The most encouraging aspect of Cuellar’s display, though, was his knack of reading the game.
Three times in the first half, he was put under needless pressure through misplaced passes from Seb Larsson or Fraizer Campbell and on each occasion he shrugged the danger off with a timely, unflustered challenge.
When Arsene Wenger’s side took a punt on pushing numbers into the box and participating in a spot of penalty area pinball, too, Cuellar was similarly alert – mopping up the scraps and clearing his lines in a way his predecessor Michael Turner never quite managed.
An opening-day stalemate was a success for the collective rather than the individual though and Cuellar didn’t have to look too far up the pitch for fellow success stories.
O’Shea must now be considered as an out-and-out centre-half rather than a makeshift defender, while Richardson and Craig Gardner made light of Arsenal’s array of riches out wide.
Gardner was skinned by Gervinho as the Ivorian burst down the left-hand channel in the 19th minute, but that was his only blemish.
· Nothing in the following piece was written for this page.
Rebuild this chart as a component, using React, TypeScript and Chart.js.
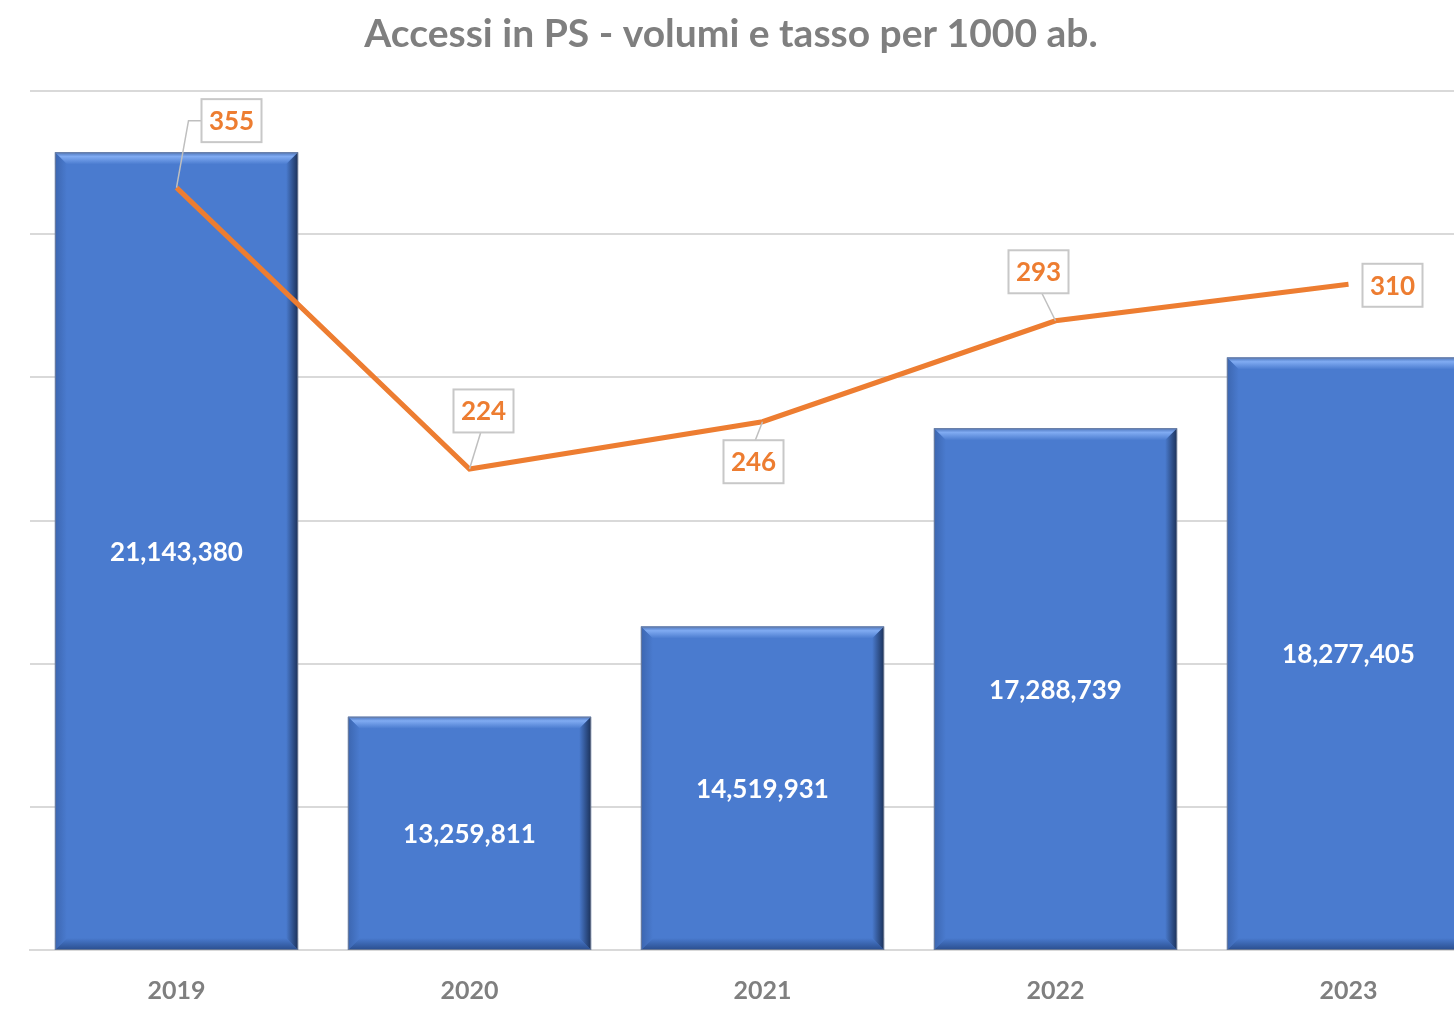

Surely, while Phil Bardsley is convalescing, the former Birmingham City man is Sunderland’s best option at right-back.
Richardson, meanwhile, provides a quandary over the next fortnight.
The former Manchester United man always seems to revel against one-trick pony Theo Walcott when faced with a pure sprinting contest.
Alternative quality left-backs on the market are scarce, too, and even though Richardson has expressed a desire to end his five-year stay at the Stadium of Light, O’Neill is unlikely to consider any sale until a replacement is signed and sealed.
Walcott was the only player to try to inject some pace into Arsenal’s increasingly predictable approach in the second half, as the others wilted to a languid tempo in the heat.
But Richardson was never flustered – shepherding the England international into positions where he was forced to deliver his non-existent end product and then mopping up the danger in behind the centre-halves on the rare occasions when the ball bypassed them.
The only other fear for Sunderland was that Gunners debutant Santi Cazorla would conjure some magic in a jittery finale for the Black Cats.
The former Malaga man impressed and will shine in a month or so when he is more attuned to the Premier League.
He didn’t need too much of an induction course on Saturday, though, after being handed the floating role in behind ineffective fellow summer signings Lukas Podolski and then Giroud.
But gradually Lee Cattermole got a grip on Cazorla and was the dominant midfield figure in the second half, breaking up Arsenal’s rhythm and relieving the pressure on the Black Cats.
For all Cattermole’s tenacity and level-headedness in remaining on his feet though, the problem for the Sunderland skipper was that there was nothing to pick out going forward when he won the ball, beyond the opening half hour.
After Jack Colback’s forward bursts ceased, Stephane Sessegnon became leggy and was reduced to the roll of a stroller and James McClean’s attempts at creation resulted in him giving the ball away, O’Neill’s side crept into their defensive shell.
Sunderland were utterly redundant as an attacking force for the final two thirds of the game and that was the aspect of the display which was too predictable beforehand.
At the Emirates, against a richly-assembled new Arsenal attack, that was not such a concern. But against Reading and Swansea in the next two Premier League encounters, there won’t be such leeway.
O’Neill is trying to address that problem, though, and, for the moment at least, he can relish the sight of his side defending doggedly for a not-to-be underestimated morale-boosting opening-day point.